The Justice Department dropped its perjury case against International Telephone and Telegraph Corp. executuve Edward J. Gerrity Jr. yesterday, citing fears that national secrets might be disclosed at trial.
The decision was no surprise because the government dropped a companion case against ITT official Robert Berrellez a month ago for the same reason.
Yesterday's action ends a five-year effort to prosecute ITT and CIA officials who allegedly lied to a Senate subcommittee in 1973. The panel was investigating ITT-CIA collusion in trying to prevent the election of Marxist Salvador Allende in Chile in 1970.
Former central intelligence director Richard M. Helms was allowed to plead "no contest" in late 1977 to charges he misled the Senate during his testimony on the case.
Attorneys for the nation's former chief intellignce officer had said Helms might have to disclose during his defense the very secrets he's allegedly lied about to the Senate in order to protect. Justice officials said fear of such disclosure was a key factor in letting Helms plead to a lesser charge.
The final action in the Gerrity case yesterday came in a three-paragraph "motion to dismiss" by Justice prosecutor John T. Kotelly. "The reason for dismissal is to protect classified national security information from public disclosure. The government believes that to proceed any further would risk the disclosure of information that the government must take every reasonable, appropriate step to avoid." Kotelly wrote U.S. District Court Judge Aubrey E. Robinson Jr.
Walter Bonner, Gerrity's attorney, said yesterday that he was "very pleased" to learn of the government's decision. Gerrity, reached in Florida where he is vacationing, said, "We didn't think they had a case."
Philip B. Heymann, head of the criminal division at Justice, said, "I hate every time I have to dismiss a case like this."
Attorney General Griffin B. Bell said at the time charges were returned against Gerrity and Berrellez almost a years ago: "You cannot decide never to prosecute these cases that might involve national security. To do so gives people a license. That just can't be the law."
Sen. Frank Church (D-Idaho), chairman of the Senate subcommittee that heard the ITT-Chile testimony six years ago, severely criticized Justice a month ago for dropping the Berrellez case. Church, now chairman of the full Foreign Relations Committee, was traveling yesterday, but an aide said his comments applied equally to the Gerrity decision.
The senator had said future witnesses might feel free to mislead Congress because of the government's handling of the ITT-Chile cases. He also said the decision appeared mainly to protect the CIA and a major corporation from embarrassment.
In a telephone interview yesterday, Heymann said. "I worry about free rides. Sometimes the cases are very hard and a statute might help us."
He said "there's been no effort in any case I've seen to cover up governmental wrongdoing."

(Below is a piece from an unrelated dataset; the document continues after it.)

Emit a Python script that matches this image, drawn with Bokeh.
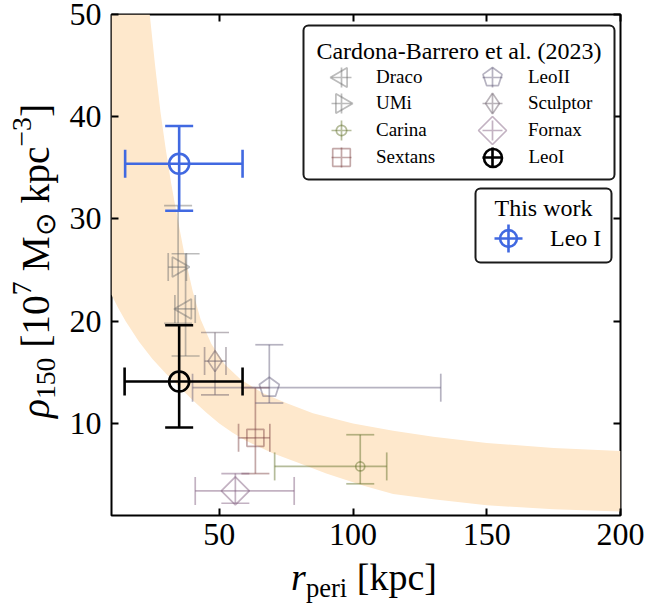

In an effort to save the Berrellez and Gerrity cases, Heymann tried unsuccessfully to get Robinson to agree to novel court procedures whereby the government could argue secretly against proposed defense evidence prior to its being introduced. A U.S. Court of Appeals panel also rejected the Justice argument.
A Justice task force under Heymann's direction is now drafting legislation he hopes will be at least a partial solution to the problems raised in the ITT-Chile cases, he said.
This might include procedures to give the prosecution a pretrial ruling on the relevancy of defense evidence involving national secrets and a less technical basis for appealing lower court rulings unfavorable to the government in such cases.
The problem Justice faces in national security cases has been referred red to as "graymail" -- just a shade lighter than blackmail -- because of defense attorneys' efforts to find some relevant secret the government can't disclose.
The "national security" factor has been raised by defense attorneys in a recent case involving the proposed prosecution of a former top Lockeheed Aircraft Corp. official and in the current, delayed conspiracy case against three former top FBI officials accused of authorizing illegal breakins in search of the radical Weather Underground.
Justice officials defend their spotty success rate. "At least we're trying to bring these cases," one ITT prosecutor said yesterday. "Ten years ago, a mention of 'national security' could stop an investigation."
Critics have charged that the government changes its definition of "national security," narrowing it to bring charges in even minor espionage cases and widening it to prevent charges in cases involving intelligence officers or large corporations with operational ties to the CIA.